I've been wanting to get in better shape for awhile now. I've lost my pregnancy weight and now I'm working on the infertility weight. I'm not really overweight at this point, but I'm out of shape. I'm pretty active all day since Bean is really active, but I haven't found time to do some real exercising. The problem isn't that the time doesn't exist, it's that I just feel exhausted. My plan has been that during Bean's first nap, I'd work out and there's no reason why that can't work. When I think about it, I get really excited about it and I've been working on cleaning up the basement and getting our "home gym" back together again (it got a little flooded with baby stuff). The problem is that when nap time actually arrives, I just feel exhausted.

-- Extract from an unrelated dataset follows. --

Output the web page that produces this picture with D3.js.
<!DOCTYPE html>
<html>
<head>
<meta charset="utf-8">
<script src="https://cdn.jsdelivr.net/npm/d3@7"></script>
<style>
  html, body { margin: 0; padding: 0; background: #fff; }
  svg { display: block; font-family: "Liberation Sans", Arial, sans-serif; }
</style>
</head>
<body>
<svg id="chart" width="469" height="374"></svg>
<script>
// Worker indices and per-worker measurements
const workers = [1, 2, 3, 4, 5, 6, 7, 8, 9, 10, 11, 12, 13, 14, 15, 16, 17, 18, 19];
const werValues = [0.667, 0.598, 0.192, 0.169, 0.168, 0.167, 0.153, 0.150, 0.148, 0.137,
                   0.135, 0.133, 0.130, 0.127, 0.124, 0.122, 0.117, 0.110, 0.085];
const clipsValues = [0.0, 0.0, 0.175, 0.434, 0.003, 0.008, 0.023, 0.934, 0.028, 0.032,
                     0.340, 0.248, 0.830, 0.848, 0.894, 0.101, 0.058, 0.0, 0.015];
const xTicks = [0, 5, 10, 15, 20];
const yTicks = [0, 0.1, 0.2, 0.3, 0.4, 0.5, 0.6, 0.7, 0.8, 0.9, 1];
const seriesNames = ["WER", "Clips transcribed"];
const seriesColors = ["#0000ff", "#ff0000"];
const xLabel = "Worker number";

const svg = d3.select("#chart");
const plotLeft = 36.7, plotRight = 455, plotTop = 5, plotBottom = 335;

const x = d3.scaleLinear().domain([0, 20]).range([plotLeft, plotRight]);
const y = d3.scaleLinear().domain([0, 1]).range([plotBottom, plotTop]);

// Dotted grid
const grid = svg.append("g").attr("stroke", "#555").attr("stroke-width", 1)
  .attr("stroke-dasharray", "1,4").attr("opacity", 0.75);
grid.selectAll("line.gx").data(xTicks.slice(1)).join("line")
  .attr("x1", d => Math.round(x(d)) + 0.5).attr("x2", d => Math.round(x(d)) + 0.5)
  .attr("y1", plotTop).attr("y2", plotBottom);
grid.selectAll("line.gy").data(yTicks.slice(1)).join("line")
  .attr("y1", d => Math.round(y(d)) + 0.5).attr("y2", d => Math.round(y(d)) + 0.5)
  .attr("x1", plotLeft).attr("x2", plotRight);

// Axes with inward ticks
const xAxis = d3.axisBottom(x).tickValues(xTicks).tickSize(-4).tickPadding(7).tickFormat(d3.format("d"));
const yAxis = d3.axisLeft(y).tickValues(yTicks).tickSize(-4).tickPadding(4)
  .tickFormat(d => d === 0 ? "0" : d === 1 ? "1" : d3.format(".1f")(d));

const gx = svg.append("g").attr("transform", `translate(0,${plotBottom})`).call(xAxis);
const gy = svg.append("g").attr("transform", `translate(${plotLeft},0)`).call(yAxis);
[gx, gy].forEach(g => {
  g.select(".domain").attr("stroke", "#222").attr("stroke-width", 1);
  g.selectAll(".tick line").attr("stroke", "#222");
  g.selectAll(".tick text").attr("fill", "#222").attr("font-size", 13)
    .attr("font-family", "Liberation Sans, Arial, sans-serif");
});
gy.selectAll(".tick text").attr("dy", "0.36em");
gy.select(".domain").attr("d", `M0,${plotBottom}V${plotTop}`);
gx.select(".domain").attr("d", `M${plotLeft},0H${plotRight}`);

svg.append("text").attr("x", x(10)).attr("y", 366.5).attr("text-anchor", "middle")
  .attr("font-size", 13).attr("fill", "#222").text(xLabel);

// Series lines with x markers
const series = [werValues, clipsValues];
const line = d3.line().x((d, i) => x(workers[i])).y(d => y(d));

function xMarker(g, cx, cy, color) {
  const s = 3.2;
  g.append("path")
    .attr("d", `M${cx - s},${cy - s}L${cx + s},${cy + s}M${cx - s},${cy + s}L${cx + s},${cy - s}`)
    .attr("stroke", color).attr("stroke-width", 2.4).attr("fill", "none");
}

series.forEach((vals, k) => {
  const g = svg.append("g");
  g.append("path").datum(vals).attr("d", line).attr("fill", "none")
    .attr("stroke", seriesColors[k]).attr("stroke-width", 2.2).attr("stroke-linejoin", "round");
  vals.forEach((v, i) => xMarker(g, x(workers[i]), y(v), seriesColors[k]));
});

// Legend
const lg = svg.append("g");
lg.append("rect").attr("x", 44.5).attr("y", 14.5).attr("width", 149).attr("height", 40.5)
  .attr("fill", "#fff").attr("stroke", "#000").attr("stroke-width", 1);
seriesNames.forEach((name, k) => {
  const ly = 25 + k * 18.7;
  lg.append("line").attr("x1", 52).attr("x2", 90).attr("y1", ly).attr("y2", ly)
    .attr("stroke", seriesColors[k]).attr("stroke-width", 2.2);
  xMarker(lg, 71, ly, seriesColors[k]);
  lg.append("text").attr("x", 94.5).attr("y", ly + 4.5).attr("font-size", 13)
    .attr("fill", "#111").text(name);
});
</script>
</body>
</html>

Bean hasn't been a very good sleeper since she was about 4 months old. The first 4 months, she slept pretty good, then we just had two straight months of really rough nights until it got a little better. Since then it's slowly gotten better and better, with some setbacks, but I still feel so tired. It's like I just can't get caught up from when I was up 5 or 6 times a night. I have a really hard time napping during the day, unless it's in the rocker with Bean, then I can pass out really easily. I know I should probably get to bed earlier at night, but by the time Bean goes to bed, I need at least an hour to do something that I want to do. I just feel like I'm stuck in this cycle that I can't break out of. I know that I'll probably feel better and have more energy if I start working out regularly, but I just feel so exhausted, I can't kick my butt into doing it. I know, I know, I just have to do it. I just have to suck it up and try and see what happens.
Oh sleep, how I miss you. I remember this foolish, foolish pregnant woman saying something like, "I think I'll sleep better once the baby is here. Even if I get woken up a lot, at least I'll be able to sleep really well in between." I had no idea.